Nietrafny jest zarzut co do naruszenia przez Sąd Rejonowy art. 278 k.p.c. Jak już wspomniano wyżej w sprawie nie były potrzebne wiadomości specjalne w zakresie ustalania faktów zaistnienia zdarzenia i jego przebiegu, gdyż okoliczności te niewątpliwie wynikały z zeznań świadków.

Chybiony jest zarzut naruszenia art. 361 k.c. w zw. a art. 363 § 1 k.c. poprzez przyznanie odszkodowania w żądanej wysokości w sytuacji gdy istniały przesłanki do odmowy zasądzenia należności, gdyż szkoda nie powstała w okolicznościach wskazanych przez stronę powodową. Sąd Rejonowy prawidłowo przyznał odszkodowanie, gdyż wbrew twierdzeniom skarżącego, powód udowodnił zaistnienie zdarzenia wywołującego szkodę, szkodę i jej wysokość.

Nietrafny jest zarzut naruszenia art. 6 k.c. Powód sprostał ciążącemu na nim obowiązkowi wynikającemu z art., 6 k.c. w zakresie udowodnienia faktów, z których wywodził skutki prawne. Rację ma natomiast apelujący, że dopuszczenie dowodu z opinii biegłych sądowych nie było konieczne w sprawie a przedłużyło postępowanie w sprawie. Jednakże okoliczność ta nie może skutkować uchyleniem zaskarżonego orzeczenia.

Mając na uwadze powyższe Sąd Okręgowy na podstawie art. 385 k.p.c. oddalił apelację.

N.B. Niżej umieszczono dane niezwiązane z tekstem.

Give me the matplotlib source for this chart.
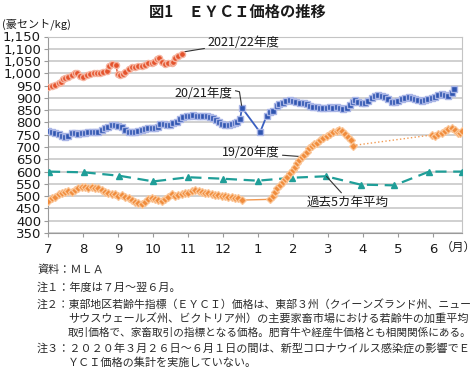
import numpy as np
import matplotlib
matplotlib.use('Agg')
import matplotlib.pyplot as plt

plt.rcParams['font.family'] = ['DejaVu Sans', 'Noto Sans CJK JP']
JP = ['Noto Sans CJK JP', 'DejaVu Sans']

# ---------------- data ----------------
month_labels = ['7', '8', '9', '10', '11', '12', '1', '2', '3', '4', '5', '6']
yticks = list(range(350, 1151, 50))

# time = months elapsed since start of July (fiscal year Jul-Jun)
fy2122_t = [0.0, 0.1, 0.2, 0.3, 0.36, 0.42, 0.49, 0.58, 0.68, 0.77, 0.84, 0.91, 0.99,
            1.1, 1.2, 1.3, 1.39, 1.49, 1.58, 1.68, 1.74, 1.82, 1.94, 1.99, 2.06, 2.13,
            2.2, 2.3, 2.39, 2.49, 2.58, 2.68, 2.77, 2.87, 2.96, 3.03, 3.1, 3.17, 3.25,
            3.34, 3.44, 3.53, 3.58, 3.63, 3.72, 3.82]
fy2122_v = [946, 947, 952, 959, 966, 976, 982, 986, 993, 1000, 1000, 989, 986,
            993, 996, 1000, 1003, 1000, 1007, 1011, 1030, 1038, 1034, 997, 993, 997,
            1007, 1016, 1024, 1027, 1030, 1030, 1034, 1041, 1043, 1047, 1057, 1061, 1047,
            1038, 1041, 1043, 1047, 1061, 1071, 1079]

fy2021_t = [0.0, 0.1, 0.2, 0.3, 0.39, 0.49, 0.58, 0.68, 0.77, 0.87, 0.96, 1.06, 1.15,
            1.25, 1.34, 1.44, 1.53, 1.63, 1.72, 1.82, 1.91, 2.01, 2.1, 2.2, 2.3, 2.39,
            2.49, 2.58, 2.68, 2.77, 2.87, 2.96, 3.06, 3.15, 3.2, 3.3, 3.39, 3.49, 3.58,
            3.68, 3.77, 3.87, 3.96, 4.06, 4.15, 4.25, 4.34, 4.44, 4.53, 4.62, 4.71, 4.8,
            4.89, 4.98, 5.07, 5.16, 5.25, 5.34, 5.41, 5.49, 5.54,
            6.06, 6.25, 6.34, 6.44, 6.53, 6.61, 6.71, 6.8, 6.9, 6.99, 7.09, 7.2, 7.3,
            7.39, 7.49, 7.58, 7.68, 7.77, 7.87, 7.96, 8.05, 8.15, 8.25, 8.34, 8.44,
            8.53, 8.62, 8.7, 8.77, 8.87, 8.96, 9.06, 9.15, 9.25, 9.34, 9.44, 9.53,
            9.63, 9.72, 9.82, 9.91, 10.01, 10.1, 10.2, 10.3, 10.39, 10.49, 10.58,
            10.68, 10.77, 10.87, 10.96, 11.06, 11.15, 11.25, 11.34, 11.44, 11.53, 11.6]
fy2021_v = [766, 763, 756, 752, 746, 742, 745, 756, 756, 752, 756, 758, 761,
            763, 760, 763, 769, 776, 783, 790, 791, 786, 780, 769, 763, 760,
            763, 766, 769, 773, 776, 777, 777, 783, 794, 794, 790, 790, 796,
            803, 813, 823, 826, 826, 830, 828, 826, 828, 828, 823, 817, 810,
            800, 792, 790, 790, 794, 799, 803, 813, 860,
            760, 828, 843, 847, 867, 874, 878, 887, 891, 887, 885, 881, 878,
            874, 868, 864, 862, 858, 858, 860, 861, 860, 861, 860, 856,
            858, 870, 885, 891, 882, 878, 881, 889, 898, 908, 912, 909,
            905, 894, 882, 885, 889, 894, 901, 905, 901, 894, 891,
            889, 891, 894, 898, 905, 912, 916, 912, 908, 919, 935]

fy1920_t = [0.0, 0.1, 0.2, 0.3, 0.39, 0.49, 0.58, 0.68, 0.77, 0.87, 0.96, 1.06, 1.15,
            1.25, 1.34, 1.44, 1.53, 1.63, 1.72, 1.82, 1.91, 2.01, 2.1, 2.2, 2.3, 2.39,
            2.49, 2.58, 2.68, 2.77, 2.87, 2.96, 3.06, 3.15, 3.25, 3.34, 3.44, 3.53,
            3.63, 3.72, 3.82, 3.91, 4.01, 4.1, 4.2, 4.3, 4.39, 4.49, 4.58, 4.68, 4.77,
            4.87, 4.96, 5.06, 5.15, 5.25, 5.34, 5.44, 5.53,
            6.34, 6.42, 6.49, 6.55, 6.63, 6.7, 6.77, 6.84, 6.91, 6.99, 7.06, 7.12,
            7.18, 7.25, 7.31, 7.39, 7.47, 7.53, 7.6, 7.68, 7.77, 7.87, 7.96, 8.06,
            8.15, 8.25, 8.32, 8.39, 8.49, 8.58, 8.65, 8.7,
            10.96, 11.06, 11.15, 11.25, 11.34, 11.44, 11.53, 11.63, 11.7, 11.77, 11.84]
fy1920_v = [481, 491, 498, 507, 514, 518, 521, 518, 525, 532, 538, 536, 532,
            536, 532, 534, 525, 518, 511, 507, 507, 502, 505, 498, 491, 484,
            477, 471, 467, 475, 487, 494, 487, 484, 481, 487, 498, 507,
            502, 505, 507, 511, 514, 521, 525, 522, 518, 514, 514, 509, 505,
            505, 502, 500, 498, 495, 494, 491, 484,
            487, 500, 518, 532, 545, 556, 568, 579, 593, 606, 620, 634,
            647, 658, 668, 681, 695, 704, 712, 718, 728, 736, 746, 754,
            760, 766, 768, 764, 755, 742, 728, 706,
            749, 745, 753, 758, 766, 772, 776, 769, 756, 758, 764]

avg5_t = [0.03, 1.03, 2.04, 3.01, 4.01, 4.99, 5.99, 6.98, 7.94, 8.93, 9.89, 10.89, 11.84]
avg5_v = [600, 597, 583, 560, 577, 571, 563, 575, 581, 547, 544, 600, 600]

# ---------------- figure ----------------
W, H = 476, 373
fig = plt.figure(figsize=(W / 100, H / 100), dpi=100)
ax = fig.add_axes([48 / W, 140 / H, 414 / W, 196.5 / H])

ax.set_xlim(0, 414 / 35)
ax.set_ylim(350, 1150)
ax.set_yticks(yticks)
ax.set_yticklabels([f'{v:,}' for v in yticks])
ax.set_xticks(range(len(month_labels)))
ax.set_xticklabels(month_labels)
ax.yaxis.grid(True, color='#c4c4c4', lw=1.1)
ax.set_axisbelow(True)
for s in ['left', 'bottom']:
    ax.spines[s].set_color('#9a9a9a')
for s in ['right', 'top']:
    ax.spines[s].set_color('#c4c4c4')
ax.tick_params(direction='out', length=3, color='#9a9a9a', labelsize=9.5,
               labelcolor='#1a1a1a', pad=2)
ax.tick_params(axis='x', pad=4)

# 5-year average
ax.plot(avg5_t, avg5_v, color='#1f9e98', lw=1.6, ls=(0, (5, 3)), marker='^',
        ms=4.5, mfc='#1f9e98', mec='#1f9e98', zorder=3)

# 2019/20 with dotted connector over gap in data
t = np.array(fy1920_t)
v = np.array(fy1920_v)
cuts = np.where(np.diff(t) > 1.5)[0]
start = 0
for c in list(cuts) + [len(t) - 1]:
    ax.plot(t[start:c + 1], v[start:c + 1], color='#f29a52', lw=1.0, marker='D',
            ms=3.6, mfc='#f08c3c', mec='#fbc79a', mew=0.9, zorder=4)
    if c < len(t) - 1:
        ax.plot(t[c:c + 2], v[c:c + 2], color='#f29a52', lw=1.0, ls=':', zorder=4)
    start = c + 1

# 2020/21
ax.plot(fy2021_t, fy2021_v, color='#3a5fc0', lw=1.3, marker='s', ms=4.2,
        mfc='#2f55b0', mec='#a9b5e6', mew=1.0, zorder=5)

# 2021/22
ax.plot(fy2122_t, fy2122_v, color='#e0502a', lw=1.0, marker='o', ms=4.4,
        mfc='#e4532c', mec='#f6b4a0', mew=1.0, zorder=6)

# labels
lab = dict(fontsize=9, family=JP, color='#1a1a1a')
arr = dict(arrowstyle='-', color='#333333', lw=0.8, shrinkA=0, shrinkB=0)
ax.annotate('2021/22年度', xy=(3.86, 1087), xytext=(4.55, 1127), ha='left', va='center',
            arrowprops=arr, **lab)
ax.text(5.28, 918, '20/21年度', ha='right', va='center', **lab)
ax.plot([5.36, 5.47, 5.53], [929, 925, 870], color='#333333', lw=0.8, zorder=7)
ax.annotate('19/20年度', xy=(7.34, 660), xytext=(6.62, 676), ha='right', va='center',
            arrowprops=arr, **lab)
ax.annotate('過去5カ年平均', xy=(7.96, 580), xytext=(7.4, 476), ha='left', va='center',
            arrowprops=dict(arrowstyle='-', color='#333333', lw=0.8, shrinkA=0,
                            shrinkB=0, relpos=(0.45, 1.0)), **lab)

# axis annotations
fig.text(2 / W, 1 - 24 / H, '(豪セント/kg)', fontsize=8, family=JP, ha='left',
         va='center', color='#1a1a1a')
fig.text(458 / W, 1 - 247 / H, '（月）', fontsize=8.5, family=JP, ha='center',
         va='center', color='#1a1a1a')
fig.text(237.5 / W, 1 - 12 / H, '図1　ＥＹＣＩ価格の推移', fontsize=11, family=JP,
         fontweight='bold', ha='center', va='center', color='#1a1a1a')

# notes: (x_left, y_center, text, right edge to justify to or None)
notes = [
    (37, 270, '資料：ＭＬＡ', None),
    (37, 288, '注１：年度は７月～翌６月。', None),
    (37, 304, '注２：東部地区若齢牛指標（ＥＹＣＩ）価格は、東部３州（クイーンズランド州、ニュー', 473),
    (68, 318, 'サウスウェールズ州、ビクトリア州）の主要家畜市場における若齢牛の加重平均', 473),
    (68, 333, '取引価格で、家畜取引の指標となる価格。肥育牛や経産牛価格とも相関関係にある。', 473),
    (37, 348, '注３：２０２０年３月２６日～６月１日の間は、新型コロナウイルス感染症の影響でＥ', 473),
    (68, 363, 'ＹＣＩ価格の集計を実施していない。', None),
]
renderer = fig.canvas.get_renderer()
for x, y, s, right in notes:
    tx = fig.text(x / W, 1 - y / H, s, fontsize=8, family=JP, ha='left', va='center',
                  color='#2a2a2a')
    if right is not None:
        w = tx.get_window_extent(renderer=renderer).width
        target = right - x
        if w > target:
            tx.set_fontsize(8 * target / w)

fig.savefig('out.png', dpi=100)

Zważywszy na wynik kontroli instancyjnej o kosztach postępowania apelacyjnego Sąd Okręgowy orzekł na podstawie art. 98 § 1 i 3 w zw. z art. 391 § 1 k.p.c. i zasądził od pozwanego na rzecz powoda kwotę 738 zł tytułem zwrotu kosztów zastępstwa procesowego, które stanowiła kwota wynagrodzenia pełnomocnika ustanowionego z urzędu wraz z podatkiem Vat stosownie do treści § 16 pkt. 1 w zw. z § 8 pkt. 4, § 4 pkt. 3 Rozporządzenia Ministra Sprawiedliwości w sprawie ponoszenia przez Skarb Państwa kosztów nieopłaconej pomocy prawnej udzielonej przez adwokata z urzędu z dnia 3 października 2016 roku (Dz.U z 2016 r, poz. 1714).